Table manners in Spain can be a minefield for the uninitiated. Imagine, you are on a language program, sit down for the first meal with your host family, and wonder why they are doing those weird things with their bread…
Well, here are 5 quick rules to start with, perhaps you can add more in the comments:
1. Dipping your bread in the soup. Don’t you dare! Big faux pas (excuse my French, how do you say that in Spanish?) But…
2. Do use your bread as another piece of cutlery. Strange this one. Spanish people will often hold a fork in their right hand, and a small piece of bread in the left, which is then used to help push food gently onto the fork. Not really acceptable behavior in restaurants, but no problem en familia, and actually pretty handy – saves chasing those last few peas around the plate.
3. Get your elbows off the table! But put those hands where I can see them! Either side of your plate, muy bien. Hands left in laps are no friends to the Spanish dining table (and bad for your eyesight, or something).
4. Big spoons are for soups, lentils, beans etc (platos de cuchara), desert is to be eaten with something the size of a teaspoon. Very frustrating at times! Don’t be surprised to receive a small knife and fork with your croissant/morning tostada either – strange I know, but saves washing sticky hands afterwards.

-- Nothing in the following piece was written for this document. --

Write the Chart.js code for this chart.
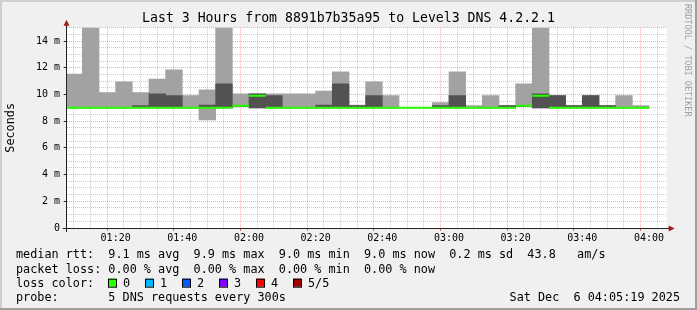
<!DOCTYPE html>
<html>
<head>
<meta charset="utf-8">
<script src="https://cdn.jsdelivr.net/npm/chart.js@4.4.1/dist/chart.umd.min.js"></script>
<style>
  html, body { margin: 0; padding: 0; background: #f0f0f0; }
  canvas { display: block; }
</style>
</head>
<body>
<canvas id="smokeChart" width="697" height="310"></canvas>
<script>
// start of each 5 minute step (300s)
const binTimes = ['01:05','01:10','01:15','01:20','01:25','01:30','01:35','01:40','01:45','01:50',
                  '01:55','02:00','02:05','02:10','02:15','02:20','02:25','02:30','02:35','02:40',
                  '02:45','02:50','02:55','03:00','03:05','03:10','03:15','03:20','03:25','03:30',
                  '03:35','03:40','03:45','03:50','03:55'];

// the 5 pings of each step, sorted (ms)
const pingMin = [9.0, 9.0, 9.0, 9.0, 9.0, 9.0, 9.0, 9.0, 8.09, 9.0,
                 9.08, 9.0, 9.0, 9.0, 9.0, 9.0, 9.0, 9.0, 9.0, 9.0,
                 9.0, 9.0, 9.0, 9.0, 9.0, 9.0, 9.0, 9.08, 9.0, 9.0,
                 9.0, 9.0, 9.0, 9.0, 9.0];
const ping2 = [9.0, 9.0, 9.0, 9.0, 9.0, 9.0, 9.0, 9.0, 9.0, 9.0,
               9.1, 9.0, 9.0, 9.0, 9.0, 9.0, 9.0, 9.0, 9.0, 9.0,
               9.0, 9.0, 9.0, 9.0, 9.0, 9.0, 9.0, 9.1, 9.0, 9.0,
               9.0, 9.0, 9.0, 9.0, 9.0];
const pingMedian = [9.0, 9.0, 9.0, 9.0, 9.0, 9.0, 9.0, 9.0, 9.0, 9.0,
                    9.16, 9.91, 9.0, 9.0, 9.0, 9.0, 9.0, 9.0, 9.0, 9.0,
                    9.0, 9.0, 9.0, 9.0, 9.0, 9.0, 9.0, 9.16, 9.91, 9.0,
                    9.0, 9.0, 9.0, 9.0, 9.0];
const ping4 = [9.0, 9.0, 9.0, 9.0, 9.16, 10.04, 9.91, 9.0, 9.21, 10.79,
               9.16, 10.04, 9.91, 9.0, 9.0, 9.21, 10.79, 9.16, 9.91, 9.0,
               9.0, 9.0, 9.16, 9.91, 9.0, 9.0, 9.16, 9.16, 10.04, 9.91,
               9.16, 9.91, 9.16, 9.0, 9.0];
const pingMax = [11.53, 15.0, 10.14, 10.94, 10.14, 11.16, 11.84, 9.91, 10.34, 15.0,
                 10.04, 10.04, 10.04, 10.04, 10.04, 10.26, 11.69, 9.21, 10.94, 9.91,
                 9.0, 9.0, 9.39, 11.69, 9.16, 9.91, 9.16, 10.79, 15.0, 9.91,
                 9.16, 9.91, 9.16, 9.91, 9.16];

const xTickLabels = ['01:20','01:40','02:00','02:20','02:40','03:00','03:20','03:40','04:00'];
const yTickLabels = ['0','2 m','4 m','6 m','8 m','10 m','12 m','14 m'];

const lossLabels = ['0', '1', '2', '3', '4', '5/5'];
const lossColors = ['#26ff00', '#00b8ff', '#0059ff', '#7e00ff', '#ff0000', '#a10000'];

const titleText = 'Last 3 Hours from 8891b7b35a95 to Level3 DNS 4.2.2.1';
const legendLines = [
    'median rtt:  9.1 ms avg  9.9 ms max  9.0 ms min  9.0 ms now  0.2 ms sd  43.8   am/s',
    'packet loss: 0.00 % avg  0.00 % max  0.00 % min  0.00 % now',
    'loss color:',
    'probe:       5 DNS requests every 300s'
];
const stampText = 'Sat Dec  6 04:05:19 2025';

const MONO = '"DejaVu Sans Mono", monospace';
const STEP = 5; // minutes
const toMin = t => { const [h, m] = t.split(':').map(Number); return h * 60 + m; };
const binStart = binTimes.map(toMin);
const binCenter = binStart.map(s => s + STEP / 2);

// median drawn as short flat pieces, one per step
const medianPts = [];
binStart.forEach((s, i) => {
    medianPts.push({ x: s, y: pingMedian[i] });
    medianPts.push({ x: s + STEP, y: pingMedian[i] });
    medianPts.push({ x: s + STEP, y: null });
});

const xMin = toMin('01:05') + 19 / 60;
const xMax = xMin + 180;

// gridline positions
const xGrid = [];
for (let m = 70; m <= xMax; m += 5) xGrid.push(m);
const yGrid = [];
for (let v = 0; v <= 15; v += 0.5) yGrid.push(v);

const pinkGrid = 'rgba(255, 60, 60, 0.45)';
const grayGrid = 'rgba(120, 120, 120, 0.38)';

// background, frame, axes, title, legend text
const rrdPlugin = {
    id: 'rrdLook',
    beforeDraw(chart) {
        const ctx = chart.ctx, a = chart.chartArea;
        ctx.save();
        ctx.fillStyle = '#f0f0f0';
        ctx.fillRect(0, 0, chart.width, chart.height);
        ctx.fillStyle = '#cfcfcf';
        ctx.fillRect(0, 0, chart.width, 2);
        ctx.fillRect(0, 0, 2, chart.height);
        ctx.fillStyle = '#9e9e9e';
        ctx.fillRect(chart.width - 2, 0, 2, chart.height);
        ctx.fillRect(0, chart.height - 2, chart.width, 2);
        ctx.fillStyle = '#ffffff';
        ctx.fillRect(a.left, a.top, a.right - a.left, a.bottom - a.top);
        ctx.restore();
    },
    afterDraw(chart) {
        const ctx = chart.ctx, a = chart.chartArea;
        ctx.save();
        // title
        ctx.fillStyle = '#000';
        ctx.font = '13.2px ' + MONO;
        ctx.textAlign = 'center';
        ctx.textBaseline = 'middle';
        ctx.fillText(titleText, chart.width / 2, 19);

        // axes
        ctx.strokeStyle = '#222';
        ctx.lineWidth = 1;
        ctx.beginPath();
        ctx.moveTo(Math.round(a.left) - 0.5, a.bottom + 4);
        ctx.lineTo(Math.round(a.left) - 0.5, a.top - 3);
        ctx.moveTo(a.left - 4, Math.round(a.bottom) + 0.5);
        ctx.lineTo(a.right + 3, Math.round(a.bottom) + 0.5);
        ctx.stroke();
        ctx.fillStyle = '#a31b1b';
        const ax = Math.round(a.left) - 0.5;
        ctx.beginPath();
        ctx.moveTo(ax - 3, a.top - 2);
        ctx.lineTo(ax + 3, a.top - 2);
        ctx.lineTo(ax, a.top - 8);
        ctx.closePath();
        ctx.fill();
        const ay = Math.round(a.bottom) + 0.5;
        ctx.beginPath();
        ctx.moveTo(a.right + 2, ay - 3);
        ctx.lineTo(a.right + 2, ay + 3);
        ctx.lineTo(a.right + 8, ay);
        ctx.closePath();
        ctx.fill();

        // legend block
        ctx.fillStyle = '#000';
        ctx.font = '11.8px ' + MONO;
        ctx.textBaseline = 'alphabetic';
        ctx.textAlign = 'left';
        const rows = [258.3, 272.5, 286.7, 300.9];
        legendLines.forEach((t, i) => ctx.fillText(t, 16, rows[i]));
        ctx.textAlign = 'right';
        ctx.fillText(stampText, 680, rows[3]);
        ctx.textAlign = 'left';
        lossLabels.forEach((lab, i) => {
            const bx = 108 + i * 37;
            ctx.fillStyle = lossColors[i];
            ctx.fillRect(bx, rows[2] - 8, 8, 8);
            ctx.strokeStyle = '#000';
            ctx.strokeRect(bx + 0.5, rows[2] - 7.5, 8, 8);
            ctx.fillStyle = '#000';
            ctx.fillText(lab, bx + 15, rows[2]);
        });

        // watermark
        ctx.fillStyle = '#a0a0a0';
        ctx.font = '8.5px ' + MONO;
        ctx.translate(684.5, 4);
        ctx.rotate(Math.PI / 2);
        ctx.textBaseline = 'alphabetic';
        ctx.fillText('RRDTOOL / TOBI OETIKER', 0, 0);
        ctx.restore();
    }
};

const ctx = document.getElementById('smokeChart').getContext('2d');
const smokeChart = new Chart(ctx, {
    type: 'bar',
    data: {
        datasets: [
            {
                type: 'line',
                label: 'median rtt',
                data: medianPts,
                borderColor: lossColors[0],
                borderWidth: 2,
                pointRadius: 0,
                spanGaps: false,
                order: 0
            },
            {
                type: 'bar',
                label: 'inner pings',
                data: binCenter.map((c, i) => ({ x: c, y: [ping2[i], ping4[i]] })),
                backgroundColor: '#525252',
                grouped: false,
                barPercentage: 1,
                categoryPercentage: 1,
                order: 1
            },
            {
                type: 'bar',
                label: 'outer pings',
                data: binCenter.map((c, i) => ({ x: c, y: [pingMin[i], pingMax[i]] })),
                backgroundColor: '#a2a2a2',
                grouped: false,
                barPercentage: 1,
                categoryPercentage: 1,
                order: 2
            }
        ]
    },
    options: {
        responsive: false,
        animation: false,
        devicePixelRatio: 1,
        layout: { padding: { left: 0, top: 27.7, right: 30.3, bottom: 0 } },
        plugins: {
            legend: { display: false },
            tooltip: { enabled: false },
            title: { display: false }
        },
        scales: {
            x: {
                type: 'linear',
                min: xMin,
                max: xMax,
                bounds: 'data',
                offset: false,
                afterBuildTicks: s => { s.ticks = xGrid.map(v => ({ value: v })); },
                afterFit: s => { s.height = 82; },
                ticks: {
                    autoSkip: false,
                    maxRotation: 0,
                    padding: 1,
                    color: '#000',
                    font: { family: MONO, size: 10 },
                    callback: v => (v % 20 === 0 ? xTickLabels[(v - 80) / 20] : '')
                },
                grid: {
                    color: c => (c.tick && c.tick.value % 20 === 0 ? pinkGrid : grayGrid),
                    tickColor: c => (c.tick && c.tick.value % 20 === 0 ? '#e06060' : 'rgba(0,0,0,0)'),
                    tickLength: 3,
                    lineWidth: 1
                },
                border: { display: false, dash: [1, 1] }
            },
            y: {
                min: 0,
                max: 15,
                bounds: 'data',
                afterBuildTicks: s => { s.ticks = yGrid.map(v => ({ value: v })); },
                afterFit: s => { s.width = 66.7; },
                ticks: {
                    autoSkip: false,
                    padding: 3.7,
                    color: '#000',
                    font: { family: MONO, size: 10 },
                    callback: v => (v % 2 === 0 ? yTickLabels[v / 2] : '')
                },
                grid: {
                    color: c => (c.tick && c.tick.value % 2 === 0 ? pinkGrid : grayGrid),
                    tickColor: c => (c.tick && c.tick.value % 2 === 0 ? '#222' : 'rgba(0,0,0,0)'),
                    tickLength: 3,
                    lineWidth: 1
                },
                border: { display: false, dash: [1, 1] },
                title: {
                    display: true,
                    text: 'Seconds',
                    color: '#000',
                    font: { family: MONO, size: 11.8 },
                    padding: { top: 3.4, bottom: 0 }
                }
            }
        }
    },
    plugins: [rrdPlugin]
});
</script>
</body>
</html>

5. Don’t stop talking for too long! Noise is key to any good family meal in Spain. Try to talk to the person diagonally opposite you, and shout if you have to make yourself heard, which is quite likely as everyone else in the room is also talking to the person diagonally opposite them as well. So rare is silence at a the Spanish table that they have an expression for such occasions based on an equally improbable event: “Ha pasado un angel!” – An angel has just flown over the table!